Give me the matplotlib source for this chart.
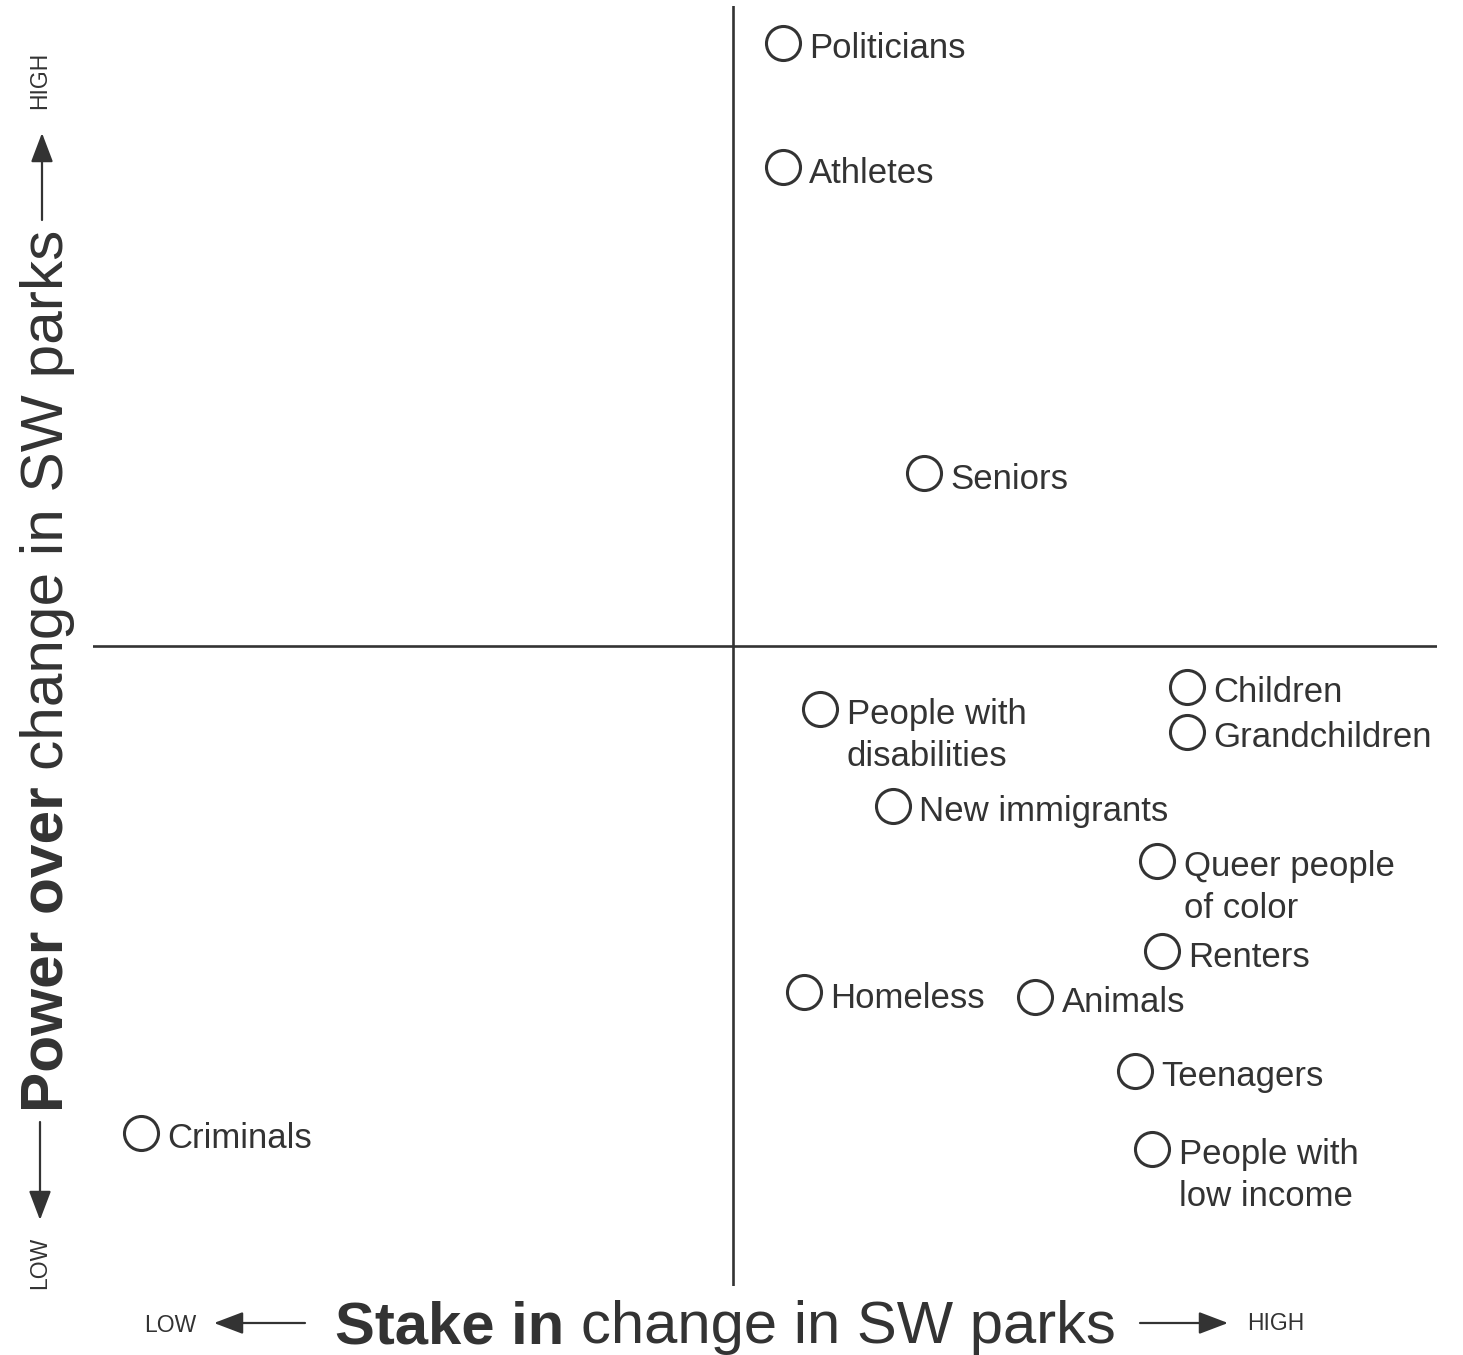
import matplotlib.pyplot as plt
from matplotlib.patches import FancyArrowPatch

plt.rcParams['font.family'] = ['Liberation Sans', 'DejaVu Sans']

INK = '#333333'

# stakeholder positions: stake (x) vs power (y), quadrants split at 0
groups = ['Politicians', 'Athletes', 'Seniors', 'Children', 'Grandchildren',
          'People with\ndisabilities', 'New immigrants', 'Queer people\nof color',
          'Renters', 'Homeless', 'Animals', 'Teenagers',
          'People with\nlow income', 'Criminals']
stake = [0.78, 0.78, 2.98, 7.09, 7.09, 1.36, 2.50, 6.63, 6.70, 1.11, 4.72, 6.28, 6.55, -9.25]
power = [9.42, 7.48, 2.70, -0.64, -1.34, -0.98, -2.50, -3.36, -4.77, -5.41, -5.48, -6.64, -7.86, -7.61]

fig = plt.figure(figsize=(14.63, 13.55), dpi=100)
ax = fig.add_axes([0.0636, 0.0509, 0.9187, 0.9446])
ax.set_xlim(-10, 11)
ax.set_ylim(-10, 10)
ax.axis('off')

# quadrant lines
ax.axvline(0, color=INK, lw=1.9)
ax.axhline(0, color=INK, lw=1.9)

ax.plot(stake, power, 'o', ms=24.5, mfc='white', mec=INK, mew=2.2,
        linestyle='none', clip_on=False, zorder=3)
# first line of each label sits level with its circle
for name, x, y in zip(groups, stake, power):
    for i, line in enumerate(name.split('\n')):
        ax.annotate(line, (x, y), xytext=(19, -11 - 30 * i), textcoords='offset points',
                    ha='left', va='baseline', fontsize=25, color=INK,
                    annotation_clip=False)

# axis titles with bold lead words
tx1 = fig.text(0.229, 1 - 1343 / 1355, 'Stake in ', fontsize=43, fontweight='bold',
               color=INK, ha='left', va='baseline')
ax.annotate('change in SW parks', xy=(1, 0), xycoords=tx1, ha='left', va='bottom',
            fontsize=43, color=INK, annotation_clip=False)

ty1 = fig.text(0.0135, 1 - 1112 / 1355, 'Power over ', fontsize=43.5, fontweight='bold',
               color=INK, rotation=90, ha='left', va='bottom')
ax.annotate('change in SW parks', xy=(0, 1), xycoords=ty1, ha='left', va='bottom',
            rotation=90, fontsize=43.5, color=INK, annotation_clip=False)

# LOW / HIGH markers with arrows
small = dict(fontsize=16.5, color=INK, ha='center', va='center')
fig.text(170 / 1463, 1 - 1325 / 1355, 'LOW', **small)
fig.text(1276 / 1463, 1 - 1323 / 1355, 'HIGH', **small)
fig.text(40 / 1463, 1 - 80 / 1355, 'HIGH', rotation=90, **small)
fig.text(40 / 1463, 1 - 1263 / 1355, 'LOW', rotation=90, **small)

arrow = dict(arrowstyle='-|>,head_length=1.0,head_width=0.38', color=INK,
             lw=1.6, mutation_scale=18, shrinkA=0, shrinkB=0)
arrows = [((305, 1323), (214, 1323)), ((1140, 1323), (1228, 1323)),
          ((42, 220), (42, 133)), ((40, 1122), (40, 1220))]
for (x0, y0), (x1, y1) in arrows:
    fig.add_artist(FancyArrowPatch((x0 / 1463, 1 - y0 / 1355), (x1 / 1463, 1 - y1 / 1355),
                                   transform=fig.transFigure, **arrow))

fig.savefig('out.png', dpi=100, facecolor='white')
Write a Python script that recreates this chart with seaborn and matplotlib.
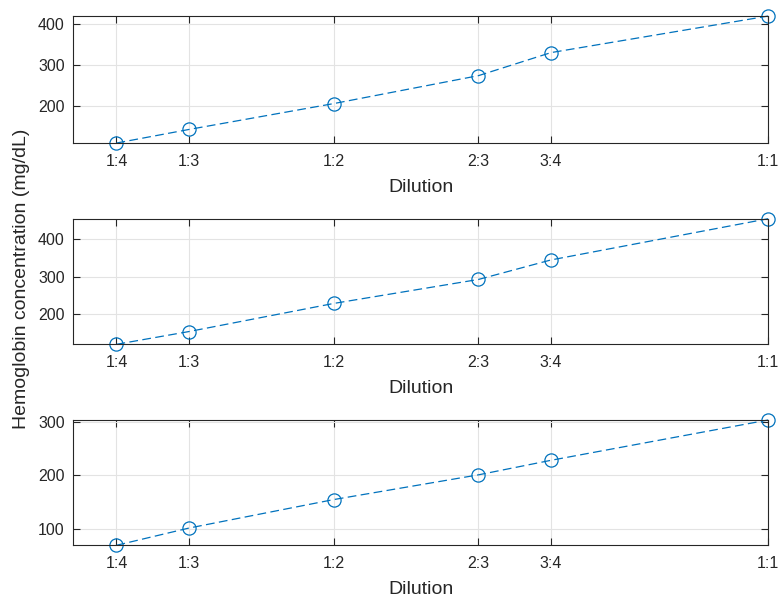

EXERCISE OBJECTIVE -
Only the number is needed here: how many lines of the records contain "this"?

COMPLETE OUTPUT -
2